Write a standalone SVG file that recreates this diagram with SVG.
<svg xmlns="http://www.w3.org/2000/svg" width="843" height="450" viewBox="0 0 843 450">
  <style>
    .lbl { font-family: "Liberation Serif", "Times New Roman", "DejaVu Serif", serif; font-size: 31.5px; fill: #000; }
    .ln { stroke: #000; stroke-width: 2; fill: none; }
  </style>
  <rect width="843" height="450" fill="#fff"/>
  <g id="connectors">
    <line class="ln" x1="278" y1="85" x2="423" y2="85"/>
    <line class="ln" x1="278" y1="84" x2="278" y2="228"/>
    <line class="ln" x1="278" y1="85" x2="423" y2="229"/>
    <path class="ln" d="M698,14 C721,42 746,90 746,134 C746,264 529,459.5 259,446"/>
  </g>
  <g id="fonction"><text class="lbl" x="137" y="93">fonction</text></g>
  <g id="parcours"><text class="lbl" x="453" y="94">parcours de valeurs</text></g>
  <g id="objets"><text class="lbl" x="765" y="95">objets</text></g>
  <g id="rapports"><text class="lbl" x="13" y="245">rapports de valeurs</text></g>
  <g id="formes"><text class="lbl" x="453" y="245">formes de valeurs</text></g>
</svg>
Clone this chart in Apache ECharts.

:: TASK BRIEF ::
Restate every line of the data word for word.

:: PROBLEM SOLUTION ::
Write a standalone SVG file that recreates this diagram with SVG.
<svg xmlns="http://www.w3.org/2000/svg" width="843" height="450" viewBox="0 0 843 450">
  <style>
    .lbl { font-family: "Liberation Serif", "Times New Roman", "DejaVu Serif", serif; font-size: 31.5px; fill: #000; }
    .ln { stroke: #000; stroke-width: 2; fill: none; }
  </style>
  <rect width="843" height="450" fill="#fff"/>
  <g id="connectors">
    <line class="ln" x1="278" y1="85" x2="423" y2="85"/>
    <line class="ln" x1="278" y1="84" x2="278" y2="228"/>
    <line class="ln" x1="278" y1="85" x2="423" y2="229"/>
    <path class="ln" d="M698,14 C721,42 746,90 746,134 C746,264 529,459.5 259,446"/>
  </g>
  <g id="fonction"><text class="lbl" x="137" y="93">fonction</text></g>
  <g id="parcours"><text class="lbl" x="453" y="94">parcours de valeurs</text></g>
  <g id="objets"><text class="lbl" x="765" y="95">objets</text></g>
  <g id="rapports"><text class="lbl" x="13" y="245">rapports de valeurs</text></g>
  <g id="formes"><text class="lbl" x="453" y="245">formes de valeurs</text></g>
</svg>
Clone this chart in Apache ECharts.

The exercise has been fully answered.